By separating invention from manufacture we can create a strong “capital market for inventions”, says former Microsoft CTO Nathan Myhrvold*, and this will bring about greater creativity and rewards for all concerned.
Myhrvold is currently the CEO and cofounder of Intellectual Ventures (a company he freely admits as being “reviled as a patent troll”) and believes that a liquid market for ideas will solve many of the problems that have long plagued inventors and consumers.
Software owes its ascent largely to two crucial developments. First, software vendors gradually persuaded software users—through both education and lawsuits—to respect intellectual property rights and pay for something that they might otherwise simply copy. Then vendors liberated software from hardware by overcoming system incompatibilities and developing solutions that could work on many different brands of computer. When the PC revolution hit, software became an industry in its own right.

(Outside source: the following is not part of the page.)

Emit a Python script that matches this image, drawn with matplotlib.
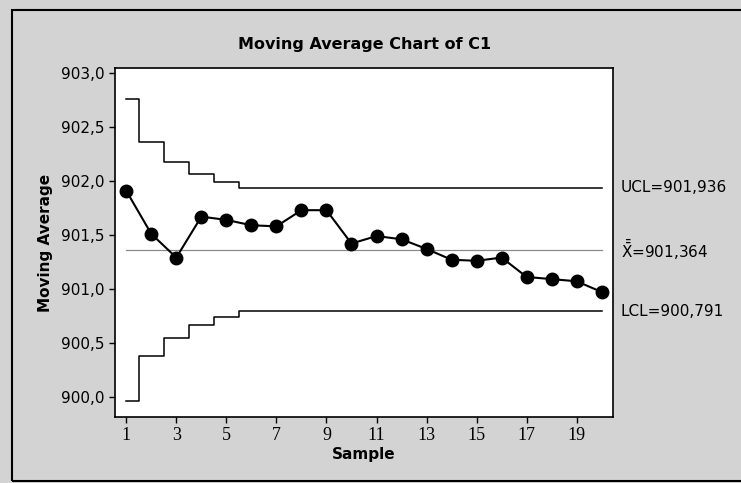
import matplotlib
matplotlib.use("Agg")
import matplotlib.pyplot as plt
from matplotlib.patches import Rectangle

# data
samples = list(range(1, 21))
moving_avg = [901.91, 901.51, 901.29, 901.67, 901.64, 901.59, 901.58, 901.73, 901.73, 901.42,
              901.49, 901.46, 901.37, 901.27, 901.26, 901.29, 901.11, 901.09, 901.07, 900.97]
ucl = [902.765, 902.365, 902.181, 902.065, 901.995] + [901.936] * 15
lcl = [899.963, 900.373, 900.547, 900.664, 900.735] + [900.791] * 15
center = 901.364
labels = ["UCL=901,936", "$\\mathdefault{\\bar{\\bar{X}}}$=901,364", "LCL=900,791"]
label_y = [901.936, 901.364, 900.791]
yticks = [900.0, 900.5, 901.0, 901.5, 902.0, 902.5, 903.0]
xticks = [1, 3, 5, 7, 9, 11, 13, 15, 17, 19]

fig = plt.figure(figsize=(7.41, 4.83), dpi=100)
fig.patch.set_facecolor("#d3d3d3")
# outer border of the scanned graph window
fig.patches.append(Rectangle((12 / 741, 2 / 483), 740 / 741, 471 / 483, transform=fig.transFigure,
                             fill=False, edgecolor="black", lw=1.5))

ax = fig.add_axes([115 / 741, 66 / 483, 498 / 741, 349 / 483])
ax.set_facecolor("white")

ax.plot(samples, ucl, drawstyle="steps-mid", color="black", lw=1.1)
ax.plot(samples, lcl, drawstyle="steps-mid", color="black", lw=1.1)
ax.plot([samples[0], samples[-1]], [center, center], color="#8a8a8a", lw=0.9)
ax.plot(samples, moving_avg, color="black", lw=1.5, marker="o", markersize=9)

ax.set_xlim(0.55, 20.45)
ax.set_ylim(899.81, 903.05)
ax.set_xticks(xticks)
ax.set_xticklabels([str(t) for t in xticks], family="Liberation Serif", fontsize=13)
ax.set_yticks(yticks)
ax.set_yticklabels([f"{t:.1f}".replace(".", ",") for t in yticks], fontsize=11)
ax.tick_params(direction="out", length=4, width=1, color="black")
for s in ax.spines.values():
    s.set_linewidth(1.2)

for txt, yv in zip(labels, label_y):
    ax.text(20.75, yv, txt, fontsize=11, va="center", ha="left", clip_on=False)

ax.set_xlabel("Sample", fontsize=11, fontweight="bold", labelpad=2)
ax.set_ylabel("Moving Average", fontsize=11, fontweight="bold", labelpad=6)
fig.text(365 / 741, 1 - 45 / 483, "Moving Average Chart of C1", fontsize=11.5, fontweight="bold",
         ha="center", va="center")

fig.savefig("out.png", dpi=100, facecolor=fig.get_facecolor())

I believe that invention is set to become the next software: a high-value asset that will serve as the foundation for new business models, liquid markets, and investment strategies. The surprising success Intellectual Ventures has had over the past 10 years convinces me that, like software, the business of invention would function better if it were separated from manufacturing and developed on its own by a strong capital market that funded and monetized inventions.
To simplify the issue slightly, I feel that the end-product is desirable (an invention market), but the suggested route is less so (separation, ‘education’, lawsuits).
via @Ando_F
*Yes, the Nathan Myhrvold of that cookbook.